Production of the ventilators is expected to begin next week at a Ford facility in Michigan. The companies are expected to produce all the ventilators by July 13, according to the Department of Health and Human Services.
According to the terms in the announcement, each ventilator would cost $6,720. That's nearly $10,000 below a previous federal contract for 30,000 ventilators at $489.4 million, or about $16,300 per unit, with General Motors and Washington-based Ventec Life Systems.
Ventilators have a wide-range of pricing from thousands of dollars to tens of thousands. The GM-Ventec one is a more advanced critical care ventilator that delivers precise air. It has different settings to help improve blood-oxygen levels in someone suffering from acute respiratory distress syndrome and wean them off the ventilator.
The federal contract is the second for GE Healthcare regarding ventilator production. Earlier in the week, a deal was announced for 2,410 ventilators for $64.1 million, or about $26,600 per unit.
A Ford spokesman said production of the ventilators will be done at-cost. GM also said it would not be profiting from its ventilator production.
Tom Westrick, vice president and chief quality officer of GE Healthcare, previously said the more "basic" ventilators are "well-suited to address the urgent needs during the Covid crisis."
Ford, in an emailed statement, said it appreciates "the federal government's action and will continue to work closely with the administration to meet the immediate needs of coronavirus patients."
The ventilator Ford and GE are producing is being licensed from Florida-based Airon Corp., a small, privately held company specializing in high-tech pneumatic life support products. The devices operate on air pressure without the need for electricity.
The federal contract is the second for GE Healthcare regarding ventilator production.

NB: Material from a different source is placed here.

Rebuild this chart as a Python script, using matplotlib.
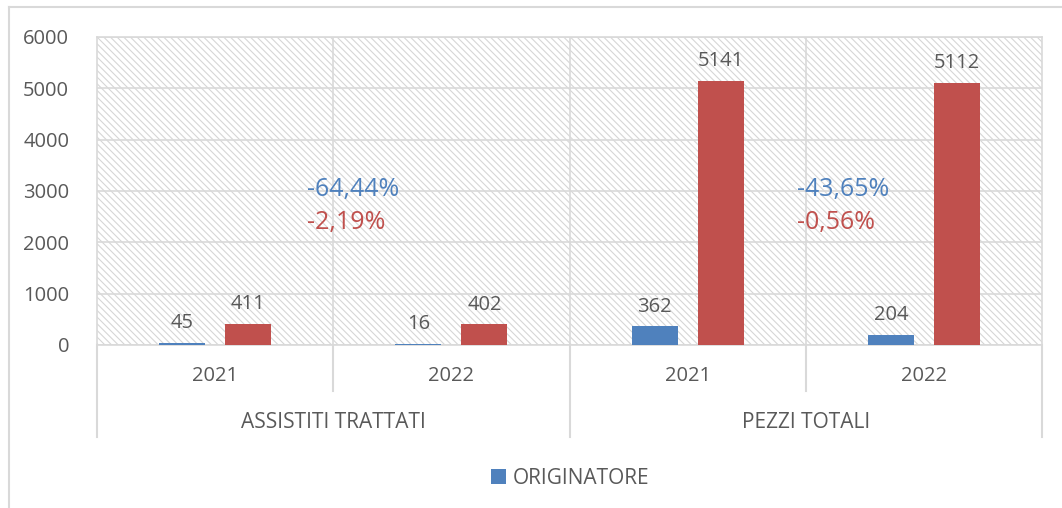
import numpy as np
import matplotlib.pyplot as plt
from matplotlib.patches import Rectangle
from matplotlib.lines import Line2D
import matplotlib.transforms as mtransforms

plt.rcParams['font.family'] = ['Open Sans', 'DejaVu Sans']
plt.rcParams['hatch.linewidth'] = 0.8

groups = ['ASSISTITI TRATTATI', 'PEZZI TOTALI']
years = ['2021', '2022', '2021', '2022']
originatore = [45, 16, 362, 204]
altro = [411, 402, 5141, 5112]
var_orig = ['-64,44%', '-43,65%']
var_altro = ['-2,19%', '-0,56%']

blue = '#4F81BD'
red = '#C0504D'
txt = '#595959'
grid = '#D9D9D9'
fs = 14.5

fig = plt.figure(figsize=(10.62, 5.08), dpi=100)
ax = fig.add_axes([97 / 1062, 1 - 345 / 508, 945 / 1062, 308 / 508])

# figure border (only top/left visible)
fig.add_artist(Line2D([9 / 1062, 9 / 1062], [0, 1 - 7 / 508], transform=fig.transFigure, color=grid, lw=1.5))
fig.add_artist(Line2D([9 / 1062, 1], [1 - 7 / 508, 1 - 7 / 508], transform=fig.transFigure, color=grid, lw=1.5))

x = np.arange(len(years)) + 0.5
w = 0.195
off = 0.14

# hatched background
ax.add_patch(Rectangle((0, 0), 1, 1, transform=ax.transAxes, facecolor='white',
                       edgecolor='#D6D6D6', hatch='\\\\\\\\\\', lw=0, zorder=0))

ax.set_xlim(0, 4)
ax.set_ylim(0, 6000)
ax.set_yticks(range(0, 7000, 1000))
ax.yaxis.grid(True, color=grid, lw=1.2, zorder=1)
ax.set_axisbelow(True)
for xv in range(1, 4):
    ax.axvline(xv, color=grid, lw=1.2, zorder=1)
for s in ax.spines.values():
    s.set_color(grid)
    s.set_linewidth(1.2)
ax.tick_params(axis='y', length=0, labelsize=fs, labelcolor=txt, pad=20)
ax.tick_params(axis='x', length=0, labelbottom=False)

b1 = ax.bar(x - off, originatore, w, color=blue, zorder=3, label='ORIGINATORE')
b2 = ax.bar(x + off, altro, w, color=red, zorder=3)
for bars, vals in [(b1, originatore), (b2, altro)]:
    for r, v in zip(bars, vals):
        ax.annotate(str(v), (r.get_x() + r.get_width() / 2, v), xytext=(0, 7),
                    textcoords='offset points', ha='center', va='bottom',
                    fontsize=fs, color=txt)

# variation labels
for i in range(2):
    ax.text(0.89 + 2.074 * i, 3020, var_orig[i], color=blue, fontsize=18, va='center', ha='left')
    ax.text(0.89 + 2.074 * i, 2380, var_altro[i], color=red, fontsize=18, va='center', ha='left')

# category axis below
tr = mtransforms.blended_transform_factory(ax.transData, fig.transFigure)
for xi, yl in zip(x, years):
    ax.text(xi, 1 - 376 / 508, yl, transform=tr, ha='center', va='center', fontsize=fs, color=txt)
for gi, g in enumerate(groups):
    ax.text(1 + 2 * gi, 1 - 422 / 508, g, transform=tr, ha='center', va='center', fontsize=15, color=txt)
for xv in [0, 2, 4]:
    ax.add_line(Line2D([xv, xv], [1 - 345 / 508, 1 - 437 / 508], transform=tr, color=grid, lw=1.5, clip_on=False))
for xv in [1, 3]:
    ax.add_line(Line2D([xv, xv], [1 - 345 / 508, 1 - 391 / 508], transform=tr, color=grid, lw=1.5, clip_on=False))

fig.legend(handles=[b1], loc='center', bbox_to_anchor=(570 / 1062, 1 - 478 / 508), frameon=False,
           fontsize=15, labelcolor=txt, handlelength=0.75, handleheight=0.75, handletextpad=0.3)

fig.savefig('out.png', dpi=100)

Earlier in the week, a deal was announced for 2,410 ventilators for $64.1 million.
A GE spokeswoman, in an emailed statement, said the company is "pleased to support the U.S. government and help meet the unprecedented demand for this life-saving medical equipment."
The Department of Health and Human Services said it has finalized contracts to produce or acquire more than 41,000 ventilators by the end of May, and over 187,000 ventilators by the end of the year.
"These companies and their incredibly dedicated workers will ensure that our country can provide our hospitals and healthcare providers with the ventilators needed to sustain and save lives during this pandemic," Secretary of Health and Human Services Alex Azar said in a release.
Shares of Ford were down 1.6% during trading Thursday afternoon to $4.94, while shares of GE were down 3.2% to $6.30.